Work instructions
All the data should be repeated exactly. Any image in it is left out.

= = = = =

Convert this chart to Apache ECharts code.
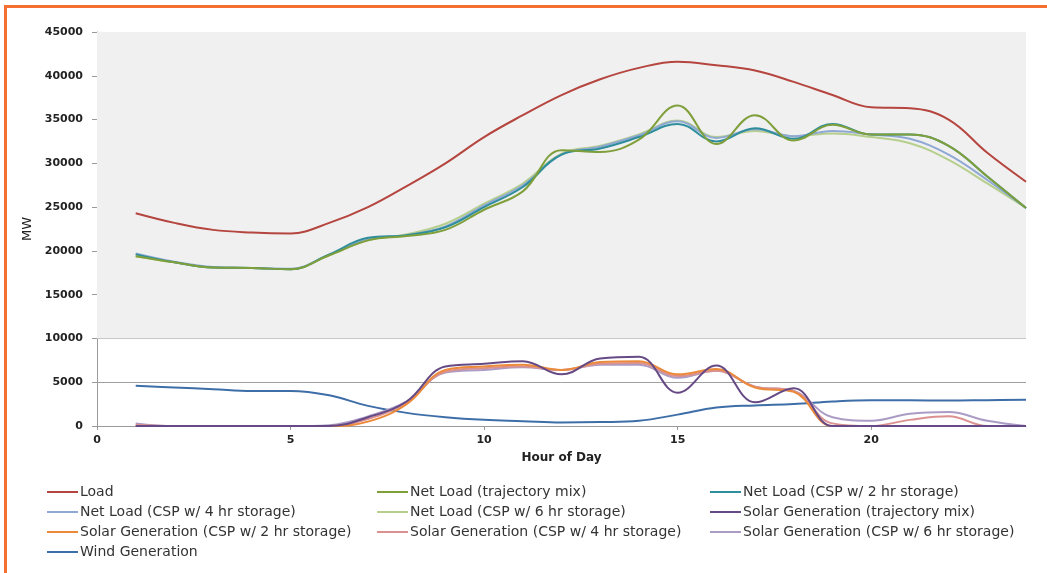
<!DOCTYPE html>
<html>
<head>
<meta charset="utf-8">
<script src="https://cdn.jsdelivr.net/npm/echarts@6/dist/echarts.min.js"></script>
<style>
  html, body { margin: 0; padding: 0; background: #fff; }
  #main_chart { width: 1047px; height: 573px; }
  #frame { position: absolute; left: 4px; top: 5px; width: 1100px; height: 600px;
           border-left: 3px solid #f36f32; border-top: 3px solid #f36f32; pointer-events: none; }
</style>
</head>
<body>
<div id="main_chart"></div>
<div id="frame"></div>
<script>
// hour of day
var hours = [1,2,3,4,5,6,7,8,9,10,11,12,13,14,15,16,17,18,19,20,21,22,23,24];

// MW values
var load       = [24300,23200,22400,22100,22000,23200,25000,27400,30000,33000,35500,37800,39600,40900,41600,41200,40600,39300,37800,36400,36300,35000,31200,27900];
var netTraj    = [19400,18700,18100,18050,17900,19500,21200,21700,22400,24700,26800,31500,31300,32700,36600,32200,35500,32600,34400,33300,33300,32000,28500,24900];
var net2hr     = [19600,18700,18100,18050,17900,19600,21500,21800,22700,25000,27300,31000,31700,33000,34500,32500,34000,32800,34500,33300,33300,32000,28500,24900];
var net4hr     = [19700,18750,18150,18050,17950,19550,21300,21800,22800,25200,27500,31000,31900,33200,34800,32900,33900,33100,33700,33300,32800,31000,28100,24900];
var net6hr     = [19400,18700,18100,18050,17900,19500,21200,21900,23100,25400,27700,31100,32000,33300,34900,33000,33700,33100,33400,33000,32300,30400,27700,24900];
var solarTraj  = [0,0,0,0,0,0,1000,2800,6800,7100,7400,5900,7700,7900,3800,6900,2700,4300,0,0,0,0,0,0];
var solar2hr   = [0,0,0,0,0,0,500,2500,6400,6800,7000,6400,7300,7400,5900,6500,4400,3900,0,0,0,0,0,0];
var solar4hr   = [150,0,0,0,0,0,800,2700,6200,6600,6800,6400,7100,7200,5700,6300,4500,4000,300,0,700,1100,0,0];
var solar6hr   = [300,0,0,0,0,100,1100,2800,6100,6400,6700,6400,7000,7000,5500,6300,4500,4000,1000,600,1400,1600,600,0];
var wind       = [4600,4400,4200,4000,4000,3500,2300,1500,1000,700,550,400,450,600,1300,2100,2350,2500,2800,2950,2950,2900,2950,3000];

var xTicks = [0,5,10,15,20];

var seriesDefs = [
  ['Load', load, '#b5453f'],
  ['Net Load (trajectory mix)', netTraj, '#7f9f3a'],
  ['Net Load (CSP w/ 2 hr storage)', net2hr, '#2f8e9c'],
  ['Net Load (CSP w/ 4 hr storage)', net4hr, '#8fa8d4'],
  ['Net Load (CSP w/ 6 hr storage)', net6hr, '#b6cf8c'],
  ['Solar Generation (trajectory mix)', solarTraj, '#654a85'],
  ['Solar Generation (CSP w/ 2 hr storage)', solar2hr, '#ec8a3b'],
  ['Solar Generation (CSP w/ 4 hr storage)', solar4hr, '#da9190'],
  ['Solar Generation (CSP w/ 6 hr storage)', solar6hr, '#ab9cc6'],
  ['Wind Generation', wind, '#3e6ea8']
];

function pairs(vals){
  var out = [];
  for(var i=0;i<hours.length;i++){ out.push([hours[i], vals[i]]); }
  return out;
}

var mySeries = [];
// light gray band behind the upper part of the plot
mySeries.push({
  type: 'line', data: [], z: -1, silent: true,
  markArea: { silent: true, itemStyle: { color: '#f0f0f0' }, data: [[{ yAxis: 10000 }, { yAxis: 45000 }]] }
});
// reversed draw order so Load sits on top like the original
for(var k=seriesDefs.length-1;k>=0;k--){
  var d = seriesDefs[k];
  mySeries.push({
    name: d[0], type: 'line', data: pairs(d[1]), smooth: 0.4,
    showSymbol: false, symbol: 'none',
    lineStyle: { width: 2, color: d[2] }, itemStyle: { color: d[2] }
  });
}

function makeLegend(left, names){
  return {
    orient: 'vertical', left: left, top: 485, itemGap: 6, padding: 0,
    icon: 'rect', itemWidth: 31, itemHeight: 2,
    textStyle: { fontFamily: 'DejaVu Sans', fontSize: 14, color: '#333', padding: [0,0,0,-3] },
    data: names
  };
}

var myChart = echarts.init(document.getElementById('main_chart'));
var option = {
  animation: false,
  grid: { left: 97, right: 21, top: 32, bottom: 147 },
  legend: [
    makeLegend(47, ['Load','Net Load (CSP w/ 4 hr storage)','Solar Generation (CSP w/ 2 hr storage)','Wind Generation']),
    makeLegend(377, ['Net Load (trajectory mix)','Net Load (CSP w/ 6 hr storage)','Solar Generation (CSP w/ 4 hr storage)']),
    makeLegend(710, ['Net Load (CSP w/ 2 hr storage)','Solar Generation (trajectory mix)','Solar Generation (CSP w/ 6 hr storage)'])
  ],
  xAxis: {
    type: 'value', min: 0, max: 24, interval: 5,
    name: 'Hour of Day', nameLocation: 'middle', nameGap: 26,
    nameTextStyle: { fontFamily: 'DejaVu Sans', fontWeight: 'bold', fontSize: 12, color: '#222' },
    axisLine: { show: true, lineStyle: { color: '#9a9a9a', width: 1 } },
    axisTick: { show: true, length: 4, lineStyle: { color: '#9a9a9a' }, customValues: xTicks },
    axisLabel: { margin: 9, fontFamily: 'DejaVu Sans', fontWeight: 'bold', fontSize: 11, color: '#222', customValues: xTicks },
    splitLine: { show: false }
  },
  yAxis: {
    type: 'value', min: 0, max: 45000, interval: 5000,
    name: 'MW', nameLocation: 'middle', nameGap: 54, nameRotate: 90,
    nameTextStyle: { fontFamily: 'DejaVu Sans', fontSize: 13, color: '#222' },
    axisLine: { show: true, lineStyle: { color: '#9a9a9a', width: 1 } },
    axisTick: { show: true, length: 5, lineStyle: { color: '#9a9a9a' } },
    axisLabel: { margin: 14, fontFamily: 'DejaVu Sans', fontWeight: 'bold', fontSize: 11, color: '#222',
                 formatter: function(v){ return String(v); } },
    splitLine: { show: true, lineStyle: { color: '#a0a0a0', width: 1 } }
  },
  series: mySeries
};
myChart.setOption(option);
</script>
</body>
</html>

= = = = =

Written response
Convert this chart to Apache ECharts code.
<!DOCTYPE html>
<html>
<head>
<meta charset="utf-8">
<script src="https://cdn.jsdelivr.net/npm/echarts@6/dist/echarts.min.js"></script>
<style>
  html, body { margin: 0; padding: 0; background: #fff; }
  #main_chart { width: 1047px; height: 573px; }
  #frame { position: absolute; left: 4px; top: 5px; width: 1100px; height: 600px;
           border-left: 3px solid #f36f32; border-top: 3px solid #f36f32; pointer-events: none; }
</style>
</head>
<body>
<div id="main_chart"></div>
<div id="frame"></div>
<script>
// hour of day
var hours = [1,2,3,4,5,6,7,8,9,10,11,12,13,14,15,16,17,18,19,20,21,22,23,24];

// MW values
var load       = [24300,23200,22400,22100,22000,23200,25000,27400,30000,33000,35500,37800,39600,40900,41600,41200,40600,39300,37800,36400,36300,35000,31200,27900];
var netTraj    = [19400,18700,18100,18050,17900,19500,21200,21700,22400,24700,26800,31500,31300,32700,36600,32200,35500,32600,34400,33300,33300,32000,28500,24900];
var net2hr     = [19600,18700,18100,18050,17900,19600,21500,21800,22700,25000,27300,31000,31700,33000,34500,32500,34000,32800,34500,33300,33300,32000,28500,24900];
var net4hr     = [19700,18750,18150,18050,17950,19550,21300,21800,22800,25200,27500,31000,31900,33200,34800,32900,33900,33100,33700,33300,32800,31000,28100,24900];
var net6hr     = [19400,18700,18100,18050,17900,19500,21200,21900,23100,25400,27700,31100,32000,33300,34900,33000,33700,33100,33400,33000,32300,30400,27700,24900];
var solarTraj  = [0,0,0,0,0,0,1000,2800,6800,7100,7400,5900,7700,7900,3800,6900,2700,4300,0,0,0,0,0,0];
var solar2hr   = [0,0,0,0,0,0,500,2500,6400,6800,7000,6400,7300,7400,5900,6500,4400,3900,0,0,0,0,0,0];
var solar4hr   = [150,0,0,0,0,0,800,2700,6200,6600,6800,6400,7100,7200,5700,6300,4500,4000,300,0,700,1100,0,0];
var solar6hr   = [300,0,0,0,0,100,1100,2800,6100,6400,6700,6400,7000,7000,5500,6300,4500,4000,1000,600,1400,1600,600,0];
var wind       = [4600,4400,4200,4000,4000,3500,2300,1500,1000,700,550,400,450,600,1300,2100,2350,2500,2800,2950,2950,2900,2950,3000];

var xTicks = [0,5,10,15,20];

var seriesDefs = [
  ['Load', load, '#b5453f'],
  ['Net Load (trajectory mix)', netTraj, '#7f9f3a'],
  ['Net Load (CSP w/ 2 hr storage)', net2hr, '#2f8e9c'],
  ['Net Load (CSP w/ 4 hr storage)', net4hr, '#8fa8d4'],
  ['Net Load (CSP w/ 6 hr storage)', net6hr, '#b6cf8c'],
  ['Solar Generation (trajectory mix)', solarTraj, '#654a85'],
  ['Solar Generation (CSP w/ 2 hr storage)', solar2hr, '#ec8a3b'],
  ['Solar Generation (CSP w/ 4 hr storage)', solar4hr, '#da9190'],
  ['Solar Generation (CSP w/ 6 hr storage)', solar6hr, '#ab9cc6'],
  ['Wind Generation', wind, '#3e6ea8']
];

function pairs(vals){
  var out = [];
  for(var i=0;i<hours.length;i++){ out.push([hours[i], vals[i]]); }
  return out;
}

var mySeries = [];
// light gray band behind the upper part of the plot
mySeries.push({
  type: 'line', data: [], z: -1, silent: true,
  markArea: { silent: true, itemStyle: { color: '#f0f0f0' }, data: [[{ yAxis: 10000 }, { yAxis: 45000 }]] }
});
// reversed draw order so Load sits on top like the original
for(var k=seriesDefs.length-1;k>=0;k--){
  var d = seriesDefs[k];
  mySeries.push({
    name: d[0], type: 'line', data: pairs(d[1]), smooth: 0.4,
    showSymbol: false, symbol: 'none',
    lineStyle: { width: 2, color: d[2] }, itemStyle: { color: d[2] }
  });
}

function makeLegend(left, names){
  return {
    orient: 'vertical', left: left, top: 485, itemGap: 6, padding: 0,
    icon: 'rect', itemWidth: 31, itemHeight: 2,
    textStyle: { fontFamily: 'DejaVu Sans', fontSize: 14, color: '#333', padding: [0,0,0,-3] },
    data: names
  };
}

var myChart = echarts.init(document.getElementById('main_chart'));
var option = {
  animation: false,
  grid: { left: 97, right: 21, top: 32, bottom: 147 },
  legend: [
    makeLegend(47, ['Load','Net Load (CSP w/ 4 hr storage)','Solar Generation (CSP w/ 2 hr storage)','Wind Generation']),
    makeLegend(377, ['Net Load (trajectory mix)','Net Load (CSP w/ 6 hr storage)','Solar Generation (CSP w/ 4 hr storage)']),
    makeLegend(710, ['Net Load (CSP w/ 2 hr storage)','Solar Generation (trajectory mix)','Solar Generation (CSP w/ 6 hr storage)'])
  ],
  xAxis: {
    type: 'value', min: 0, max: 24, interval: 5,
    name: 'Hour of Day', nameLocation: 'middle', nameGap: 26,
    nameTextStyle: { fontFamily: 'DejaVu Sans', fontWeight: 'bold', fontSize: 12, color: '#222' },
    axisLine: { show: true, lineStyle: { color: '#9a9a9a', width: 1 } },
    axisTick: { show: true, length: 4, lineStyle: { color: '#9a9a9a' }, customValues: xTicks },
    axisLabel: { margin: 9, fontFamily: 'DejaVu Sans', fontWeight: 'bold', fontSize: 11, color: '#222', customValues: xTicks },
    splitLine: { show: false }
  },
  yAxis: {
    type: 'value', min: 0, max: 45000, interval: 5000,
    name: 'MW', nameLocation: 'middle', nameGap: 54, nameRotate: 90,
    nameTextStyle: { fontFamily: 'DejaVu Sans', fontSize: 13, color: '#222' },
    axisLine: { show: true, lineStyle: { color: '#9a9a9a', width: 1 } },
    axisTick: { show: true, length: 5, lineStyle: { color: '#9a9a9a' } },
    axisLabel: { margin: 14, fontFamily: 'DejaVu Sans', fontWeight: 'bold', fontSize: 11, color: '#222',
                 formatter: function(v){ return String(v); } },
    splitLine: { show: true, lineStyle: { color: '#a0a0a0', width: 1 } }
  },
  series: mySeries
};
myChart.setOption(option);
</script>
</body>
</html>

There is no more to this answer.